— START MATERIAL FOR THIS EXERCISE —

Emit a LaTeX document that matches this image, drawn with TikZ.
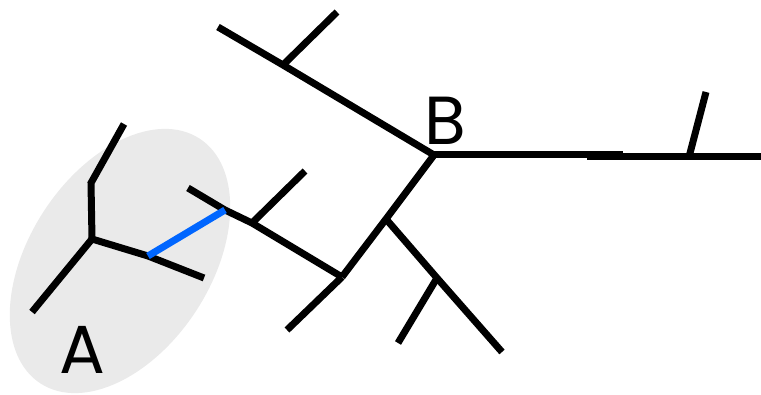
\documentclass[tikz,border=0pt]{standalone}
\usepackage{fontspec}
\setmainfont{Poppins}
\begin{document}
\begin{tikzpicture}[x=1pt,y=-1pt,
  edge/.style={line width=7pt,line cap=butt,black},
  hilite/.style={edge,draw=hiblue},
  lbl/.style={font=\fontsize{68}{68}\selectfont,inner sep=0pt,text=black}]
\definecolor{hiblue}{HTML}{0066FF}
\definecolor{cloud}{HTML}{EAEAEA}
\useasboundingbox (0,0) rectangle (761,395);

% shaded region around subtree A, trimmed at the lower edge
\coordinate (ctr) at (120,261);
\begin{scope}
  \clip (0,0) rectangle (761,395);
  \fill[cloud,rotate around={57:(ctr)}] (ctr) ellipse [x radius=146pt,y radius=91pt];
\end{scope}

% subtree A
\coordinate (a0) at (124,124);
\coordinate (a1) at (91,183);
\coordinate (a2) at (92,239);
\coordinate (a3) at (32,312);
\coordinate (a4) at (148,256);
\coordinate (a5) at (204,278);

% middle part
\coordinate (m0) at (188,188);
\coordinate (m1) at (225,210);
\coordinate (m2) at (252,223);
\coordinate (m3) at (305,171);
\coordinate (m4) at (342,277);
\coordinate (m5) at (287,330);
\coordinate (m6) at (386,219);
\coordinate (m7) at (437,278);
\coordinate (m8) at (502,352);
\coordinate (m9) at (398,343);

% hub B and its branches
\coordinate (b) at (434,155);
\coordinate (u0) at (218,27);
\coordinate (u1) at (283,65);
\coordinate (u2) at (337,12);
\coordinate (r0) at (623,155);
\coordinate (r1) at (587,157);
\coordinate (r2) at (761,157);
\coordinate (r3) at (689,157);
\coordinate (r4) at (706,92);

\draw[edge] (a0) -- (a1) -- (a2);
\draw[edge] (a2) -- (a3);
\draw[edge] (a2) -- (a4) -- (a5);

\draw[edge] (m0) -- (m1) -- (m2) -- (m4);
\draw[edge] (m2) -- (m3);
\draw[edge] (m4) -- (m5);
\draw[edge] (m4) -- (m6) -- (b);
\draw[edge] (m6) -- (m7) -- (m8);
\draw[edge] (m7) -- (m9);

\draw[edge] (u0) -- (u1) -- (b);
\draw[edge] (u1) -- (u2);
\draw[edge] (b) -- (r0);
\draw[edge] (r1) -- (r2);
\draw[edge] (r3) -- (r4);

% highlighted connecting edge
\draw[hilite] (a4) -- (m1);

\node[lbl] (lA) at (82,350) {A};
\node[lbl] (lB) at (445,121) {B};
\end{tikzpicture}
\end{document}
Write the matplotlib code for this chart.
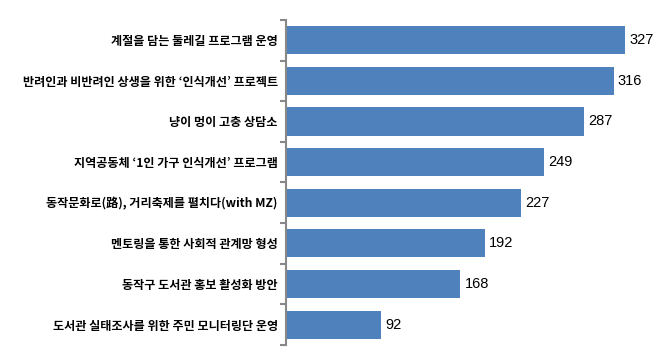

— END MATERIAL FOR THIS EXERCISE —

## WHAT IS EXPECTED
All the material shown above is to be copied exactly, with no pictures carried over.

## COMPLETE RESPONSE
Emit a LaTeX document that matches this image, drawn with TikZ.
\documentclass[tikz,border=0pt]{standalone}
\usepackage{fontspec}
\setmainfont{Poppins}
\begin{document}
\begin{tikzpicture}[x=1pt,y=-1pt,
  edge/.style={line width=7pt,line cap=butt,black},
  hilite/.style={edge,draw=hiblue},
  lbl/.style={font=\fontsize{68}{68}\selectfont,inner sep=0pt,text=black}]
\definecolor{hiblue}{HTML}{0066FF}
\definecolor{cloud}{HTML}{EAEAEA}
\useasboundingbox (0,0) rectangle (761,395);

% shaded region around subtree A, trimmed at the lower edge
\coordinate (ctr) at (120,261);
\begin{scope}
  \clip (0,0) rectangle (761,395);
  \fill[cloud,rotate around={57:(ctr)}] (ctr) ellipse [x radius=146pt,y radius=91pt];
\end{scope}

% subtree A
\coordinate (a0) at (124,124);
\coordinate (a1) at (91,183);
\coordinate (a2) at (92,239);
\coordinate (a3) at (32,312);
\coordinate (a4) at (148,256);
\coordinate (a5) at (204,278);

% middle part
\coordinate (m0) at (188,188);
\coordinate (m1) at (225,210);
\coordinate (m2) at (252,223);
\coordinate (m3) at (305,171);
\coordinate (m4) at (342,277);
\coordinate (m5) at (287,330);
\coordinate (m6) at (386,219);
\coordinate (m7) at (437,278);
\coordinate (m8) at (502,352);
\coordinate (m9) at (398,343);

% hub B and its branches
\coordinate (b) at (434,155);
\coordinate (u0) at (218,27);
\coordinate (u1) at (283,65);
\coordinate (u2) at (337,12);
\coordinate (r0) at (623,155);
\coordinate (r1) at (587,157);
\coordinate (r2) at (761,157);
\coordinate (r3) at (689,157);
\coordinate (r4) at (706,92);

\draw[edge] (a0) -- (a1) -- (a2);
\draw[edge] (a2) -- (a3);
\draw[edge] (a2) -- (a4) -- (a5);

\draw[edge] (m0) -- (m1) -- (m2) -- (m4);
\draw[edge] (m2) -- (m3);
\draw[edge] (m4) -- (m5);
\draw[edge] (m4) -- (m6) -- (b);
\draw[edge] (m6) -- (m7) -- (m8);
\draw[edge] (m7) -- (m9);

\draw[edge] (u0) -- (u1) -- (b);
\draw[edge] (u1) -- (u2);
\draw[edge] (b) -- (r0);
\draw[edge] (r1) -- (r2);
\draw[edge] (r3) -- (r4);

% highlighted connecting edge
\draw[hilite] (a4) -- (m1);

\node[lbl] (lA) at (82,350) {A};
\node[lbl] (lB) at (445,121) {B};
\end{tikzpicture}
\end{document}
Write the matplotlib code for this chart.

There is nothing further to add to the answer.